* [Set exercise]: Copy out the listing that follows, exactly, without its pictures.

Dataset excerpt:
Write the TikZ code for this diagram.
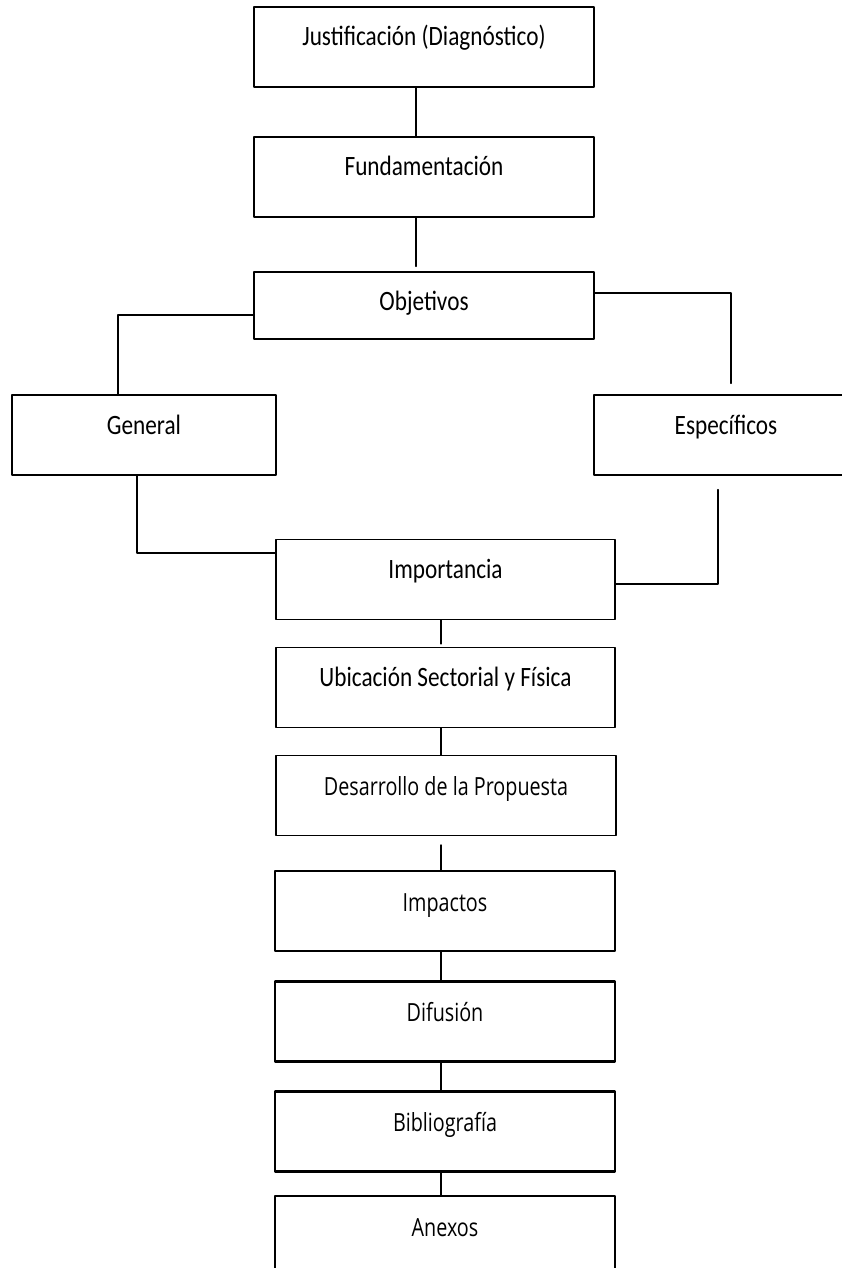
\documentclass[tikz,border=0pt]{standalone}
\usepackage{fontspec}
\setmainfont{Carlito}[FakeStretch=0.83]
\newfontfamily\opensans{Open Sans}[FakeStretch=0.79]
\usepackage{tikz}

\begin{document}
\begin{tikzpicture}[line cap=round,line join=round,x=1pt,y=-1pt,
  caja/.style={draw,rectangle,inner sep=0pt,line width=1.2pt,text height=39pt,text depth=41pt,font=\fontsize{28}{32}\selectfont},
  cajaos/.style={caja,text height=40pt,text depth=40pt,font=\opensans\fontsize{25}{29}\selectfont},
  cajab/.style={cajaos,line width=2.3pt},
  enlace/.style={line width=1.3pt},
  enlaceb/.style={line width=1.7pt}]
\useasboundingbox (0,0) rectangle (842,1268);
%\draw[red] (0,0) rectangle (842,1268);
\node[caja,minimum width=340pt] (justif) at (424,47) {Justificación (Diagnóstico)};
\node[caja,minimum width=340pt] (fundam) at (424,177) {Fundamentación};
\node[caja,minimum width=340pt,text height=38pt,text depth=29pt] (objet) at (424,305.5) {Objetivos};
\node[caja,minimum width=264pt] (general) at (144,435) {General};
\node[caja,minimum width=264pt] (especif) at (726,435) {Específicos};
\node[caja,minimum width=339pt] (importancia) at (445.5,579.5) {Importancia};
\node[caja,minimum width=339pt] (ubicacion) at (445.5,687.5) {Ubicación Sectorial y Física};
\node[cajaos,minimum width=340pt] (desarrollo) at (446,795.5) {Desarrollo de la Propuesta};
\node[cajab,minimum width=340pt] (impactos) at (445,911) {Impactos};
\node[cajab,minimum width=340pt] (difusion) at (445,1021.5) {Difusión};
\node[cajab,minimum width=340pt] (biblio) at (445,1131.5) {Bibliografía};
\node[cajab,minimum width=340pt] (anexos) at (445,1236) {Anexos};
% enlaces
\draw[enlace] ([xshift=-8pt]justif.south) -- ([xshift=-8pt]fundam.north);
\draw[enlace,shorten >=5pt] ([xshift=-8pt]fundam.south) -- ([xshift=-8pt]objet.north);
\draw[enlace] ([yshift=-9.5pt]objet.west) -| ([xshift=-26pt]general.north);
\draw[enlace,shorten >=11pt] ([yshift=12.5pt]objet.east) -| ([xshift=5pt]especif.north);
\draw[enlace] ([xshift=-7pt]general.south) |- ([yshift=26.5pt]importancia.west);
\draw[enlace,shorten <=14pt] ([xshift=-8pt]especif.south) |- ([yshift=-4.5pt]importancia.east);
\draw[enlace,shorten >=3pt] ([xshift=-4.5pt]importancia.south) -- ([xshift=-4.5pt]ubicacion.north);
\draw[enlace] ([xshift=-4.5pt]ubicacion.south) -- ([xshift=-5pt]desarrollo.north);
\draw[enlaceb,shorten <=9pt] ([xshift=-5pt]desarrollo.south) -- ([xshift=-4pt]impactos.north);
\draw[enlaceb] ([xshift=-4pt]impactos.south) -- ([xshift=-4pt]difusion.north);
\draw[enlaceb] ([xshift=-4pt]difusion.south) -- ([xshift=-4pt]biblio.north);
\draw[enlaceb] ([xshift=-4pt]biblio.south) -- ([xshift=-4pt]anexos.north);
\end{tikzpicture}
\end{document}
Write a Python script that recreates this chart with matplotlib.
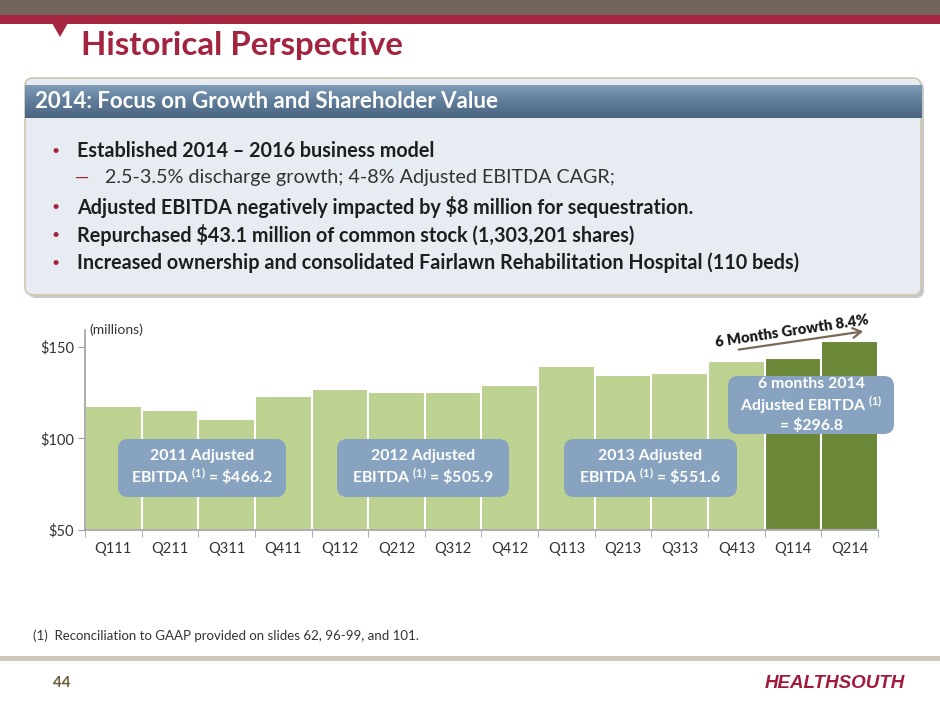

* [Exercise output]:
Write the TikZ code for this diagram.
\documentclass[tikz,border=0pt]{standalone}
\usepackage{fontspec}
\setmainfont{Carlito}[FakeStretch=0.83]
\newfontfamily\opensans{Open Sans}[FakeStretch=0.79]
\usepackage{tikz}

\begin{document}
\begin{tikzpicture}[line cap=round,line join=round,x=1pt,y=-1pt,
  caja/.style={draw,rectangle,inner sep=0pt,line width=1.2pt,text height=39pt,text depth=41pt,font=\fontsize{28}{32}\selectfont},
  cajaos/.style={caja,text height=40pt,text depth=40pt,font=\opensans\fontsize{25}{29}\selectfont},
  cajab/.style={cajaos,line width=2.3pt},
  enlace/.style={line width=1.3pt},
  enlaceb/.style={line width=1.7pt}]
\useasboundingbox (0,0) rectangle (842,1268);
%\draw[red] (0,0) rectangle (842,1268);
\node[caja,minimum width=340pt] (justif) at (424,47) {Justificación (Diagnóstico)};
\node[caja,minimum width=340pt] (fundam) at (424,177) {Fundamentación};
\node[caja,minimum width=340pt,text height=38pt,text depth=29pt] (objet) at (424,305.5) {Objetivos};
\node[caja,minimum width=264pt] (general) at (144,435) {General};
\node[caja,minimum width=264pt] (especif) at (726,435) {Específicos};
\node[caja,minimum width=339pt] (importancia) at (445.5,579.5) {Importancia};
\node[caja,minimum width=339pt] (ubicacion) at (445.5,687.5) {Ubicación Sectorial y Física};
\node[cajaos,minimum width=340pt] (desarrollo) at (446,795.5) {Desarrollo de la Propuesta};
\node[cajab,minimum width=340pt] (impactos) at (445,911) {Impactos};
\node[cajab,minimum width=340pt] (difusion) at (445,1021.5) {Difusión};
\node[cajab,minimum width=340pt] (biblio) at (445,1131.5) {Bibliografía};
\node[cajab,minimum width=340pt] (anexos) at (445,1236) {Anexos};
% enlaces
\draw[enlace] ([xshift=-8pt]justif.south) -- ([xshift=-8pt]fundam.north);
\draw[enlace,shorten >=5pt] ([xshift=-8pt]fundam.south) -- ([xshift=-8pt]objet.north);
\draw[enlace] ([yshift=-9.5pt]objet.west) -| ([xshift=-26pt]general.north);
\draw[enlace,shorten >=11pt] ([yshift=12.5pt]objet.east) -| ([xshift=5pt]especif.north);
\draw[enlace] ([xshift=-7pt]general.south) |- ([yshift=26.5pt]importancia.west);
\draw[enlace,shorten <=14pt] ([xshift=-8pt]especif.south) |- ([yshift=-4.5pt]importancia.east);
\draw[enlace,shorten >=3pt] ([xshift=-4.5pt]importancia.south) -- ([xshift=-4.5pt]ubicacion.north);
\draw[enlace] ([xshift=-4.5pt]ubicacion.south) -- ([xshift=-5pt]desarrollo.north);
\draw[enlaceb,shorten <=9pt] ([xshift=-5pt]desarrollo.south) -- ([xshift=-4pt]impactos.north);
\draw[enlaceb] ([xshift=-4pt]impactos.south) -- ([xshift=-4pt]difusion.north);
\draw[enlaceb] ([xshift=-4pt]difusion.south) -- ([xshift=-4pt]biblio.north);
\draw[enlaceb] ([xshift=-4pt]biblio.south) -- ([xshift=-4pt]anexos.north);
\end{tikzpicture}
\end{document}
Write a Python script that recreates this chart with matplotlib.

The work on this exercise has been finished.